Furthermore, the Ring of Fire is in the area where the Pacific Plate met with several other surrounding tectonic plates like Juan de Fuca, Cocos, Indian-Australian, Nazca, North America, and Philippines Plates. The location of the Pacific Plate being surrounded by multiple tectonic plates led to the tremors of the earthquakes due to the movements of the tectonic plates.

The Ring of Fire got its name from the number of volcanoes located there, which amounted to 75% of Earth’s volcanoes, which accounted for more than 450 volcanoes. Other than that, the Ring of Fire is the zone the most earthquake activities happen, which equals 90% more than any other area on Earth.

Fortunately, unlike most of the neighbouring countries, Malaysia is not among the countries that are included in the Ring of Fire, as it is barely situated just outside of the belt. Regardless, it does not spare Malaysia from the tremors that it felt from the earthquakes.

Arguably, even though Malaysia is not in the Ring of Fire, Malaysia did have past earthquakes events. For example, the earthquake that hit Ranau, Sabah on 5 June 2015 with 6.2 magnitude, and around the areas in Bentong, Janda Baik and Bukit Tinggi at Pahang around November 2007 until Mei 2008 with 3.5 magnitude. Regardless, both cases are isolated cases, and it is not caused by the Ring of Fire.
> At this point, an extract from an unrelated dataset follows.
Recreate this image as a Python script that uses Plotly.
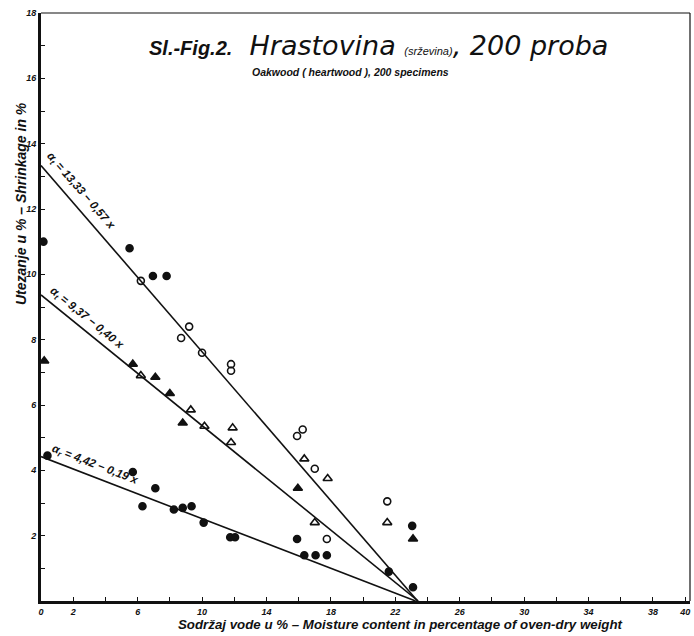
import math
import plotly.graph_objects as go

# Regression lines of shrinkage vs. moisture content: y = intercept + slope * x
eq_labels = ["α<sub>t</sub> = 13,33 − 0,57 x", "α<sub>t</sub> = 9,37 − 0,40 x", "α<sub>r</sub> = 4,42 − 0,19 x"]
intercepts = [13.33, 9.37, 4.42]
slopes = [-0.57, -0.40, -0.19]
# where each label sits (data coordinates)
label_x = [2.45, 2.8, 3.35]
label_y = [12.55, 8.65, 4.15]

# Measured specimens (moisture %, shrinkage %)
filled_circle_x = [0.15, 5.5, 6.95, 7.8, 0.4, 5.7, 7.1, 6.3, 8.25, 8.8, 9.35, 10.1,
                   11.75, 12.05, 15.9, 16.35, 17.05, 17.75, 21.6, 23.05, 23.1]
filled_circle_y = [11.0, 10.8, 9.95, 9.95, 4.45, 3.95, 3.45, 2.9, 2.8, 2.85, 2.9, 2.4,
                   1.95, 1.95, 1.9, 1.4, 1.4, 1.4, 0.9, 2.3, 0.42]

open_circle_x = [6.2, 8.7, 9.2, 10.0, 11.8, 11.8, 15.9, 16.25, 17.0, 17.75, 21.5]
open_circle_y = [9.8, 8.05, 8.4, 7.6, 7.25, 7.05, 5.05, 5.25, 4.05, 1.9, 3.05]

filled_tri_x = [0.2, 5.7, 7.1, 8.0, 8.8, 15.95, 23.1]
filled_tri_y = [7.35, 7.25, 6.85, 6.35, 5.45, 3.45, 1.9]

open_tri_x = [6.2, 9.3, 10.15, 11.9, 11.8, 16.35, 17.8, 17.0, 21.5]
open_tri_y = [6.9, 5.85, 5.35, 5.3, 4.85, 4.35, 3.75, 2.4, 2.4]

x_tick_vals = list(range(0, 41, 2))
x_tick_shown = [0, 2, 6, 10, 14, 18, 22, 26, 30, 34, 38, 40]
y_tick_vals = list(range(1, 19))
y_tick_shown = [2, 4, 6, 8, 10, 12, 14, 16, 18]

X_MAX = 40.3
Y_MAX = 18.0
W, H = 694, 636
M_L, M_R, M_T, M_B = 41, 4, 13, 35
plot_w = W - M_L - M_R
plot_h = H - M_T - M_B

INK = "#111111"
HAND = "Liberation Sans"


def px_to_paper(px, py):
    """Figure pixel position -> paper coordinates of the plot area."""
    return (px - M_L) / plot_w, (H - M_B - py) / plot_h


fig = go.Figure()

# regression lines, each drawn from x = 0 to where it reaches zero shrinkage
for a, b in zip(intercepts, slopes):
    x_end = -a / b
    fig.add_trace(go.Scatter(x=[0, x_end], y=[a, 0], mode="lines",
                             line=dict(color=INK, width=1.6), hoverinfo="skip",
                             showlegend=False))

marker_sets = [
    (filled_circle_x, filled_circle_y, "circle", 7),
    (open_circle_x, open_circle_y, "circle-open", 7),
    (filled_tri_x, filled_tri_y, "triangle-up", 8),
    (open_tri_x, open_tri_y, "triangle-up-open", 8),
]
for xs, ys, sym, size in marker_sets:
    fig.add_trace(go.Scatter(x=xs, y=ys, mode="markers",
                             marker=dict(symbol=sym, size=size, color=INK,
                                         line=dict(color=INK, width=1.6)),
                             showlegend=False))

# equation labels rotated along their lines
ppu_x = plot_w / X_MAX
ppu_y = plot_h / Y_MAX
annotations = []
for text, b, lx, ly in zip(eq_labels, slopes, label_x, label_y):
    ang = math.degrees(math.atan(-b * ppu_y / ppu_x))
    annotations.append(dict(x=lx, y=ly, xref="x", yref="y", text=text,
                            showarrow=False, textangle=ang,
                            font=dict(family=HAND, size=11.5, color=INK,
                                      style="italic", weight="bold")))

# title block
annotations.append(dict(
    x=6.6, y=17.0, xref="x", yref="y", xanchor="left", yanchor="middle",
    showarrow=False,
    text=("<span style='font-family:Liberation Sans;font-size:20px'><b>Sl.-Fig.2.</b></span>"
          "  Hrastovina "
          "<span style='font-family:Liberation Sans;font-size:11px'>(srževina)</span>, 200 proba"),
    font=dict(family="DejaVu Sans", size=27, color=INK, style="italic", weight=200)))
annotations.append(dict(
    x=13.0, y=16.2, xref="x", yref="y", xanchor="left", yanchor="middle",
    showarrow=False,
    text="Oakwood ( heartwood ), 200 specimens",
    font=dict(family=HAND, size=10.5, color=INK, style="italic", weight="bold")))

# axis titles
ax, ay = px_to_paper(21, 204)
annotations.append(dict(
    x=ax, y=ay, xref="paper", yref="paper", xanchor="center", yanchor="middle",
    showarrow=False,
    text="Utezanje u % – Shrinkage in %", textangle=-90,
    font=dict(family=HAND, size=14, color=INK, style="italic", weight="bold")))
bx, by = px_to_paper(400, 624)
annotations.append(dict(
    x=bx, y=by, xref="paper", yref="paper", xanchor="center", yanchor="middle",
    showarrow=False,
    text="Sodržaj vode u % – Moisture content in percentage of oven-dry weight",
    font=dict(family=HAND, size=13.3, color=INK, style="italic", weight="bold")))

# thin frame on the top and right edges
shapes = [
    dict(type="line", xref="paper", yref="paper", x0=0, x1=1, y0=1, y1=1,
         line=dict(color=INK, width=1.2)),
    dict(type="line", xref="paper", yref="paper", x0=1, x1=1, y0=0, y1=1,
         line=dict(color=INK, width=1.2)),
]

tick_font = dict(family=HAND, size=9, color=INK, style="italic", weight="bold")

fig.update_layout(
    width=W, height=H,
    margin=dict(l=M_L, r=M_R, t=M_T, b=M_B, autoexpand=False),
    paper_bgcolor="white", plot_bgcolor="white",
    showlegend=False,
    annotations=annotations, shapes=shapes,
    xaxis=dict(range=[0, X_MAX], showgrid=False, zeroline=False,
               showline=True, linecolor=INK, linewidth=2.5,
               ticks="inside", ticklen=4, tickwidth=1.2, tickcolor=INK,
               tickvals=x_tick_vals,
               ticktext=[str(v) if v in x_tick_shown else "" for v in x_tick_vals],
               tickfont=tick_font),
    yaxis=dict(range=[0, Y_MAX], showgrid=False, zeroline=False,
               showline=True, linecolor=INK, linewidth=3,
               ticks="inside", ticklen=4, tickwidth=1.2, tickcolor=INK,
               tickvals=y_tick_vals,
               ticktext=[str(v) if v in y_tick_shown else "" for v in y_tick_vals],
               tickfont=tick_font),
)

fig.write_html("out.html")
Hence, in my opinion, the Malaysian government should be more prepared for these events to ensure less damage to public properties, especially the hospital by implementing an earthquake-resistant structure to the buildings. Next, Malaysia should also implement earthquakes benchmarks (Penanda Aras Gempa Bumi (PAG)) at every spot that would be susceptible to earthquakes, as Pahang did by implementing 13 PAGs in Bentong district after it faced 29 earthquakes in 2007 as reported by Kosmo.

The government and as well as the citizens should be more aware of the tremors that happened and how to act accordingly for the sake of safety. While Malaysia is out of the Ring of Fire, we must realise that the country is still susceptible to the aftereffect of the earthquakes that happened in neighbouring countries like Indonesia and Philippines.